Central to these charges is the SEC’s determination that RRD’s information technology systems and networks constituted an asset of the company. Two of the five SEC commissioners dissented from the action, and took particular issue with the majority’s “expansive interpretation of what constitutes an asset under Section 13(b)(2)(B)(iii).” By treating RRD’s computer systems as an asset subject to the internal accounting controls provision, the dissenting commissioners argued that the SEC’s order ignores the distinction between internal accounting controls and broader administrative controls.
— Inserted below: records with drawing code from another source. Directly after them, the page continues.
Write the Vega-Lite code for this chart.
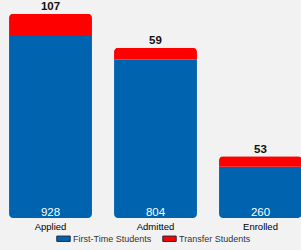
{
  "$schema": "https://vega.github.io/schema/vega-lite/v6.json",
  "width": 311,
  "height": 218,
  "padding": {"left": 0, "top": 0, "right": 0, "bottom": 32},
  "autosize": {"type": "none"},
  "background": "#f2f2f2",
  "config": {
    "view": {"stroke": null},
    "font": "Liberation Sans"
  },
  "data": {
    "values": [
      {"stage": "Applied", "type": "First-Time Students", "count": 928},
      {"stage": "Applied", "type": "Transfer Students", "count": 107},
      {"stage": "Admitted", "type": "First-Time Students", "count": 804},
      {"stage": "Admitted", "type": "Transfer Students", "count": 59},
      {"stage": "Enrolled", "type": "First-Time Students", "count": 260},
      {"stage": "Enrolled", "type": "Transfer Students", "count": 53}
    ]
  },
  "encoding": {
    "x": {
      "field": "stage",
      "type": "nominal",
      "sort": ["Applied", "Admitted", "Enrolled"],
      "scale": {"paddingInner": 0.21, "paddingOuter": 0.086},
      "axis": {
        "title": null,
        "labelAngle": 0,
        "ticks": false,
        "domain": false,
        "labelFontSize": 9.5,
        "labelColor": "#000000",
        "labelPadding": 3
      }
    }
  },
  "layer": [
    {
      "mark": {"type": "bar", "cornerRadius": 4},
      "encoding": {
        "y": {
          "field": "count",
          "type": "quantitative",
          "stack": "zero",
          "scale": {"domain": [0, 1105], "nice": false},
          "axis": null
        },
        "order": {"field": "type", "sort": "ascending"},
        "color": {
          "field": "type",
          "type": "nominal",
          "scale": {
            "domain": ["First-Time Students", "Transfer Students"],
            "range": ["#0063b0", "#ff0000"]
          },
          "legend": {
            "title": null,
            "orient": "none",
            "direction": "horizontal",
            "legendX": 56,
            "legendY": 231,
            "symbolType": "M-1,-0.4H1V0.4H-1Z",
            "symbolSize": 180,
            "symbolStrokeColor": "#1a2a3a",
            "symbolStrokeWidth": 1,
            "symbolOpacity": 1,
            "labelFontSize": 9,
            "labelColor": "#333333",
            "labelOffset": 2,
            "columnPadding": 8
          }
        }
      }
    },
    {
      "transform": [{"filter": "datum.type === 'First-Time Students'"}],
      "mark": {
        "type": "text",
        "color": "#ffffff",
        "fontSize": 11.5,
        "baseline": "alphabetic",
        "dy": -2
      },
      "encoding": {
        "y": {"datum": 0, "type": "quantitative"},
        "text": {"field": "count", "type": "quantitative"}
      }
    },
    {
      "transform": [
        {"joinaggregate": [{"op": "sum", "field": "count", "as": "total"}], "groupby": ["stage"]},
        {"filter": "datum.type === 'Transfer Students'"}
      ],
      "mark": {
        "type": "text",
        "color": "#111111",
        "fontSize": 11.5,
        "fontWeight": "bold",
        "baseline": "alphabetic",
        "dy": -3.5
      },
      "encoding": {
        "y": {"field": "total", "type": "quantitative"},
        "text": {"field": "count", "type": "quantitative"}
      }
    }
  ]
}
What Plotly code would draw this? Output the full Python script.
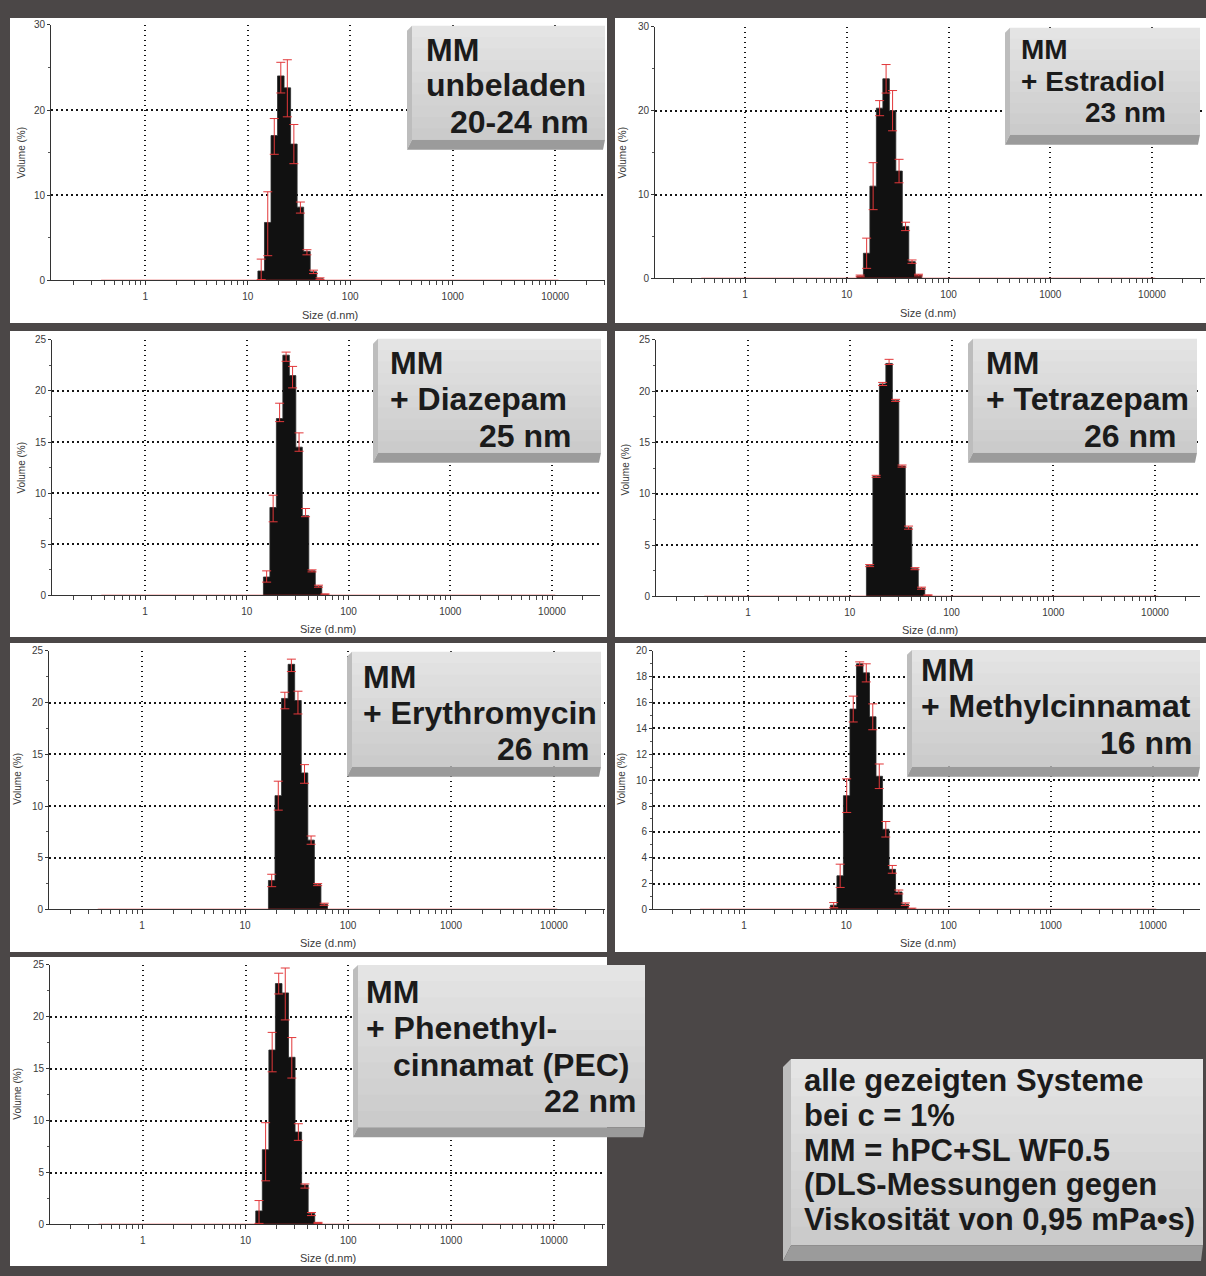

The SEC noted that its decision to accept the settlement took into consideration RRD’s cooperation with the investigation and remedial actions, including reporting the ransomware attack to the SEC prior to disclosing it to investors, revising incident response policies and procedures, adopting new cybersecurity technology and controls, updating employee training, and increasing cybersecurity personnel headcount.

The enforcement action is the latest of many in which the SEC has pursued disclosure controls or internal controls charges against a public company for perceived shortcomings related to the disclosure of cybersecurity risks and incidents, and is significant for its focus on a company’s oversight of a third-party security service provider.